__THE REQUEST__.
Locate each line holding the string "size" and copy it.

__COLLECTED MATERIAL__.
<<<<

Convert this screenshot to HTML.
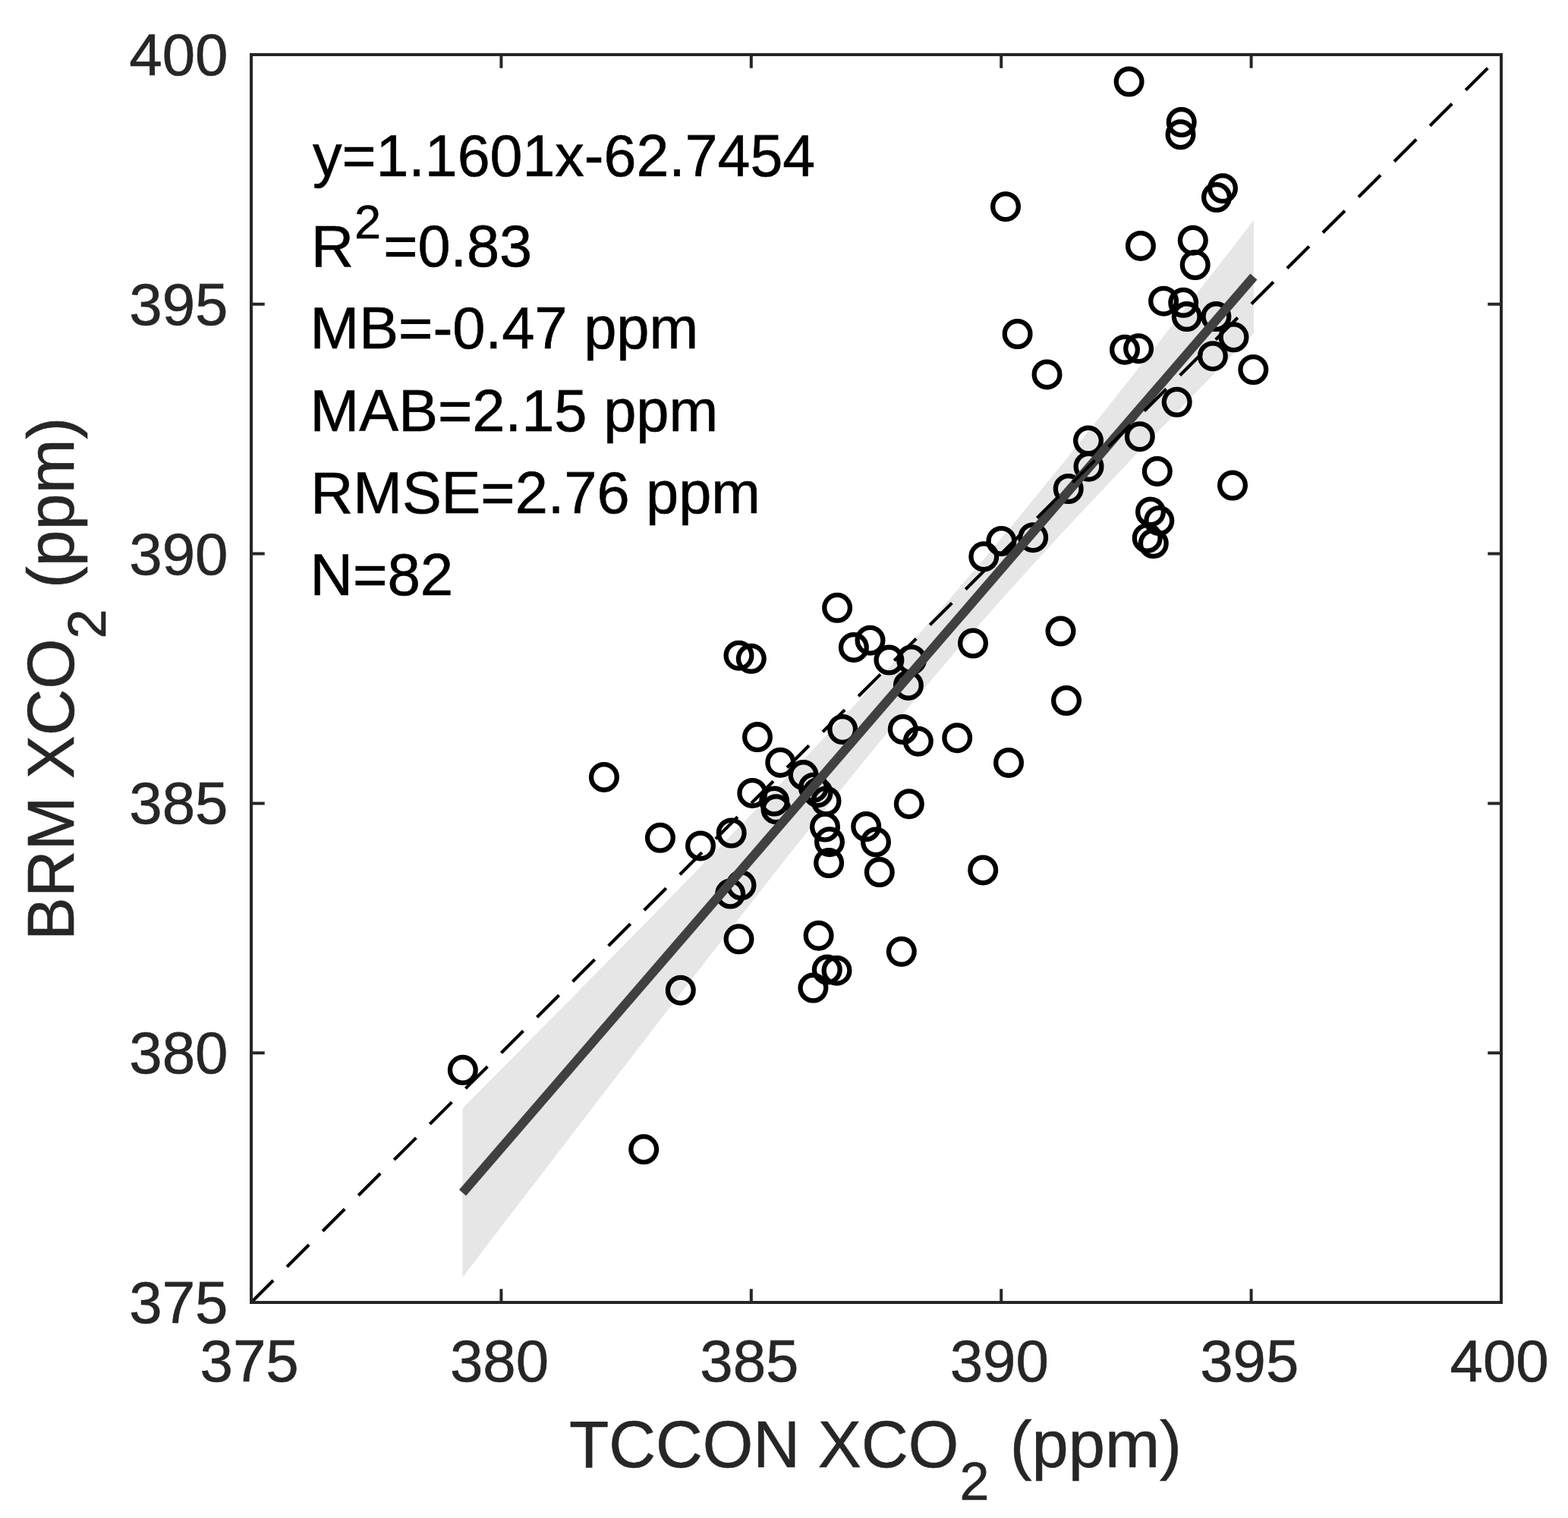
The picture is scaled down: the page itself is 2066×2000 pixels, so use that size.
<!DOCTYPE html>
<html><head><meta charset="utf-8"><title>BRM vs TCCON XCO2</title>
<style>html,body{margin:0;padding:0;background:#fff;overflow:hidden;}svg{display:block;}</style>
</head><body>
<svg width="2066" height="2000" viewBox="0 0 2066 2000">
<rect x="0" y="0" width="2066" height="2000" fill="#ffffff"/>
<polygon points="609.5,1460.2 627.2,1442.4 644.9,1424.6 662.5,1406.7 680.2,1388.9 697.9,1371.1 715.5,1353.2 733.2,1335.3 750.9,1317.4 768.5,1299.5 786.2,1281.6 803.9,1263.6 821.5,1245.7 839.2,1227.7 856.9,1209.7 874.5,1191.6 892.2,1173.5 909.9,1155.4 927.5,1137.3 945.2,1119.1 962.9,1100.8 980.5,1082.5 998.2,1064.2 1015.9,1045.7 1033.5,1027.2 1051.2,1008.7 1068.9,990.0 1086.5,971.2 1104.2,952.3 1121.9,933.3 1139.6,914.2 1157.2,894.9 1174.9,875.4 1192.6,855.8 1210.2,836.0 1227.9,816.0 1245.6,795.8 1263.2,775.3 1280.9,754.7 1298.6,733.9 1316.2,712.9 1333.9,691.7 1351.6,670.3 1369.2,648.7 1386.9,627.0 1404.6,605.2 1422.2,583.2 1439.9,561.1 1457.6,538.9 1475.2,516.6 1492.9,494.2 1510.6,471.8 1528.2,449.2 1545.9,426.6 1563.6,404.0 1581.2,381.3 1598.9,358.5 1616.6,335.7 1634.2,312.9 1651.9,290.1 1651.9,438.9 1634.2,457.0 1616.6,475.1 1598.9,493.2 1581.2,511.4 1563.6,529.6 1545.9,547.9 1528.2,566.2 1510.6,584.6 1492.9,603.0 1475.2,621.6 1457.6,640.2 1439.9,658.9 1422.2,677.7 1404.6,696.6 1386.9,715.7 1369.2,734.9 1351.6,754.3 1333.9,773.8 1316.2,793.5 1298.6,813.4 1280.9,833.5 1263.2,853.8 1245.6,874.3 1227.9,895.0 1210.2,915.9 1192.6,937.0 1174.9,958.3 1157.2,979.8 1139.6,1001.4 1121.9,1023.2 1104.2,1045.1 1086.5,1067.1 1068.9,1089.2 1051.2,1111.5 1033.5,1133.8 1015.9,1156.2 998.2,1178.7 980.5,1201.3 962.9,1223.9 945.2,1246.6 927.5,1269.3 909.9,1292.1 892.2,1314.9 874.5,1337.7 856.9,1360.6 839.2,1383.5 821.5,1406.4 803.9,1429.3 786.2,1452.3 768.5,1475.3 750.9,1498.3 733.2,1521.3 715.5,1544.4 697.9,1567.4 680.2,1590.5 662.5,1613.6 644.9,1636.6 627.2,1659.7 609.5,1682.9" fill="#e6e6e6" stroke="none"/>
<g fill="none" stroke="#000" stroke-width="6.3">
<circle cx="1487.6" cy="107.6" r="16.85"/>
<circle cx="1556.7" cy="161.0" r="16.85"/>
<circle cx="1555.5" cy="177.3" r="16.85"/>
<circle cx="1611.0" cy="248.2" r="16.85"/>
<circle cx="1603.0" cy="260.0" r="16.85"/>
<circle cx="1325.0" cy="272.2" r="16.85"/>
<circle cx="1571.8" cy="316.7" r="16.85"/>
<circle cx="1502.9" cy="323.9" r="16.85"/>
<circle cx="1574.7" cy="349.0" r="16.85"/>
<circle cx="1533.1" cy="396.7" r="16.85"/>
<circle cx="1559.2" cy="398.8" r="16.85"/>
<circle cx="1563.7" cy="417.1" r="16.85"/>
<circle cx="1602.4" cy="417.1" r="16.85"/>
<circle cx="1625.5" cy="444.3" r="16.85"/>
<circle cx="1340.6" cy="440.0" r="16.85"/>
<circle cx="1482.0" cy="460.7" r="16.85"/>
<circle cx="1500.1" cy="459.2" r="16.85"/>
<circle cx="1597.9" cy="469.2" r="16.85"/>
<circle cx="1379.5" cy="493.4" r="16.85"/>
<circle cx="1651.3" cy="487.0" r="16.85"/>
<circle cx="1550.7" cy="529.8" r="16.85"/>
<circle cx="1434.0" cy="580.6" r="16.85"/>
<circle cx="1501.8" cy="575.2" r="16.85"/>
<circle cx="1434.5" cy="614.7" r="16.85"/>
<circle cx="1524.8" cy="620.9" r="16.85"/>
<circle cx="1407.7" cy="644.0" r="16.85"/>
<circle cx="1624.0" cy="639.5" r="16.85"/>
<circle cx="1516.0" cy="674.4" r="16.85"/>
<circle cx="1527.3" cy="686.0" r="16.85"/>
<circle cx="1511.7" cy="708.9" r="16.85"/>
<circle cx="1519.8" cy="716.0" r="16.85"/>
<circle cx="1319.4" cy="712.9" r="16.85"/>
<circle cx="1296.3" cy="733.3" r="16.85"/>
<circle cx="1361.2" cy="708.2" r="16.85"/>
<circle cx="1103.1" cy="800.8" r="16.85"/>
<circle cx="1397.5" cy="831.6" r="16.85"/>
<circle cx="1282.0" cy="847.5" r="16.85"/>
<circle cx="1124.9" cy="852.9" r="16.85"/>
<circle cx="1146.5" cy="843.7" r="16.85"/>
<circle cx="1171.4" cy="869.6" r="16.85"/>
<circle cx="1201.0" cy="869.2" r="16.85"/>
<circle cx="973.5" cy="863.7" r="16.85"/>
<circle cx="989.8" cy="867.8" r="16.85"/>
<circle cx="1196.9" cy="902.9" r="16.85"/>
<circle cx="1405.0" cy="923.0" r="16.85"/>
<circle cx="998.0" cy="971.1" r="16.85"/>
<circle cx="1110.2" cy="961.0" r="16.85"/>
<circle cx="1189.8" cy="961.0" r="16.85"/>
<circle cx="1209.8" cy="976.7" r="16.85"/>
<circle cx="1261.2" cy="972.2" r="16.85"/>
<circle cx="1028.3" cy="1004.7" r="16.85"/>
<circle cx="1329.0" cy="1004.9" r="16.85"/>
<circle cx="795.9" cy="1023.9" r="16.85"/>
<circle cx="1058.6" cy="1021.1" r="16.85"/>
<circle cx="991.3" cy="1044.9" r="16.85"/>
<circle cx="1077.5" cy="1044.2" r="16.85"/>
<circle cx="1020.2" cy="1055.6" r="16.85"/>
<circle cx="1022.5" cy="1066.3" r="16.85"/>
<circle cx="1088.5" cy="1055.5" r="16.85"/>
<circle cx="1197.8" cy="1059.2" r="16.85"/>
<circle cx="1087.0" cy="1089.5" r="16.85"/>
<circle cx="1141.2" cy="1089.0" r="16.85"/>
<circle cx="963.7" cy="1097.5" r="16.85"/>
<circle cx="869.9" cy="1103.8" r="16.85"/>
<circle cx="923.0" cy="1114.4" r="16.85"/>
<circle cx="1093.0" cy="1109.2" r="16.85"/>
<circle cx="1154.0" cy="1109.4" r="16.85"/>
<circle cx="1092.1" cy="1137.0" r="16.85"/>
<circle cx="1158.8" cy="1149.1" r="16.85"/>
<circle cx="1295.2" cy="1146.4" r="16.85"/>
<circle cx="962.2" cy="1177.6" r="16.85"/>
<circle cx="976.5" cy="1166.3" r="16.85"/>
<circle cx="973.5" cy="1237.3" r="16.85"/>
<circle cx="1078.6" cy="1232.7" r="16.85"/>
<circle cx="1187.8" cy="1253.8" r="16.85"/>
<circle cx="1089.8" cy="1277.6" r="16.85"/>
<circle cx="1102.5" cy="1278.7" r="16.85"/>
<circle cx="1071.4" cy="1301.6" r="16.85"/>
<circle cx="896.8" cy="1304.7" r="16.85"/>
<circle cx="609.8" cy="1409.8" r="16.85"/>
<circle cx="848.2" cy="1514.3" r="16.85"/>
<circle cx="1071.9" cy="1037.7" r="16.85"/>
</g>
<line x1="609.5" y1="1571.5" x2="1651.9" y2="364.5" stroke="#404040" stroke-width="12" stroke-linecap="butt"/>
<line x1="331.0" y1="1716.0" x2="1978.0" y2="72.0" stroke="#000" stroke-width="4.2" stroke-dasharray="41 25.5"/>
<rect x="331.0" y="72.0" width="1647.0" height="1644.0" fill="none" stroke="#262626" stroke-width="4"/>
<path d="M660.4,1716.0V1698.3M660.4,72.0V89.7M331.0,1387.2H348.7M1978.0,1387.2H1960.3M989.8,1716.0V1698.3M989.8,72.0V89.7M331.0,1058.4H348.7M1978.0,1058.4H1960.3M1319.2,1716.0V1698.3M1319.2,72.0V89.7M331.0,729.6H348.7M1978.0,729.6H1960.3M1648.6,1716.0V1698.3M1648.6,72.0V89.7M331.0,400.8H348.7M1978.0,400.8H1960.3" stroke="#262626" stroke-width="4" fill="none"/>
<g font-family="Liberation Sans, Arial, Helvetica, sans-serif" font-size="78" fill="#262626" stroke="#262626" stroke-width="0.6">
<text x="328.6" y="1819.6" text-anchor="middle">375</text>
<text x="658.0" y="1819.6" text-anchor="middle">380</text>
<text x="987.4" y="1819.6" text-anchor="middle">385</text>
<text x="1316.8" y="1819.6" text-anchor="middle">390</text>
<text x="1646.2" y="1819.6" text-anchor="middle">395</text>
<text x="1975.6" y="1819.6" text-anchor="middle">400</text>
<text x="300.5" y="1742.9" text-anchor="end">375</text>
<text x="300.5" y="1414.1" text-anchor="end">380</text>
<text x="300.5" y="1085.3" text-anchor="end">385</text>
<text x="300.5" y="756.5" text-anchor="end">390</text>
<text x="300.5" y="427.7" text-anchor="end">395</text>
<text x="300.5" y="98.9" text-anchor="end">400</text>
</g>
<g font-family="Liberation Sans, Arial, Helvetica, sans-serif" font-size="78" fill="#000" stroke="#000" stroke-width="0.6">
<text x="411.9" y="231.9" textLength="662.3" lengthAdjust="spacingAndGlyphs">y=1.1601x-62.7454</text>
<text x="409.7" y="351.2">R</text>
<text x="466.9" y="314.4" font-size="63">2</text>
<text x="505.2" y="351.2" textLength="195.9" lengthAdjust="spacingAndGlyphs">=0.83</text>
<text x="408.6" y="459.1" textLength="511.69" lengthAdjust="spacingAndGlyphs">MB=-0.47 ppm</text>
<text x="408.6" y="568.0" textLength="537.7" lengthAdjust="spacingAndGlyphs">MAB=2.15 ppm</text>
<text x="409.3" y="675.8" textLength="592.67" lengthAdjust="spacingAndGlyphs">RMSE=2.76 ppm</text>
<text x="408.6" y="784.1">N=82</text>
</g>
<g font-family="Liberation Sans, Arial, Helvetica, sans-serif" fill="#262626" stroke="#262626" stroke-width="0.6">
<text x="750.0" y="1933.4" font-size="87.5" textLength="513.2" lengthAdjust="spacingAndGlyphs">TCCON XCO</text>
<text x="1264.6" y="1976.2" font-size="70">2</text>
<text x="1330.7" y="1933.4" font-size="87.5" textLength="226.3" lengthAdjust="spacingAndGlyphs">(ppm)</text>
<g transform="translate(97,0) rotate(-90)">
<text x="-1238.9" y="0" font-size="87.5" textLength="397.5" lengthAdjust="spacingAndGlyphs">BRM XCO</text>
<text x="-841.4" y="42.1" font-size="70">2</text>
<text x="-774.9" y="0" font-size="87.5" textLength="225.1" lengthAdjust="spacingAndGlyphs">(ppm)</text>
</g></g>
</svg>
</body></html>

>>>>

__TASK SOLUTION__.
The picture is scaled down: the page itself is 2066×2000 pixels, so use that size.
<g font-family="Liberation Sans, Arial, Helvetica, sans-serif" font-size="78" fill="#262626" stroke="#262626" stroke-width="0.6">
<g font-family="Liberation Sans, Arial, Helvetica, sans-serif" font-size="78" fill="#000" stroke="#000" stroke-width="0.6">
<text x="466.9" y="314.4" font-size="63">2</text>
<text x="750.0" y="1933.4" font-size="87.5" textLength="513.2" lengthAdjust="spacingAndGlyphs">TCCON XCO</text>
<text x="1264.6" y="1976.2" font-size="70">2</text>
<text x="1330.7" y="1933.4" font-size="87.5" textLength="226.3" lengthAdjust="spacingAndGlyphs">(ppm)</text>
<text x="-1238.9" y="0" font-size="87.5" textLength="397.5" lengthAdjust="spacingAndGlyphs">BRM XCO</text>
<text x="-841.4" y="42.1" font-size="70">2</text>
<text x="-774.9" y="0" font-size="87.5" textLength="225.1" lengthAdjust="spacingAndGlyphs">(ppm)</text>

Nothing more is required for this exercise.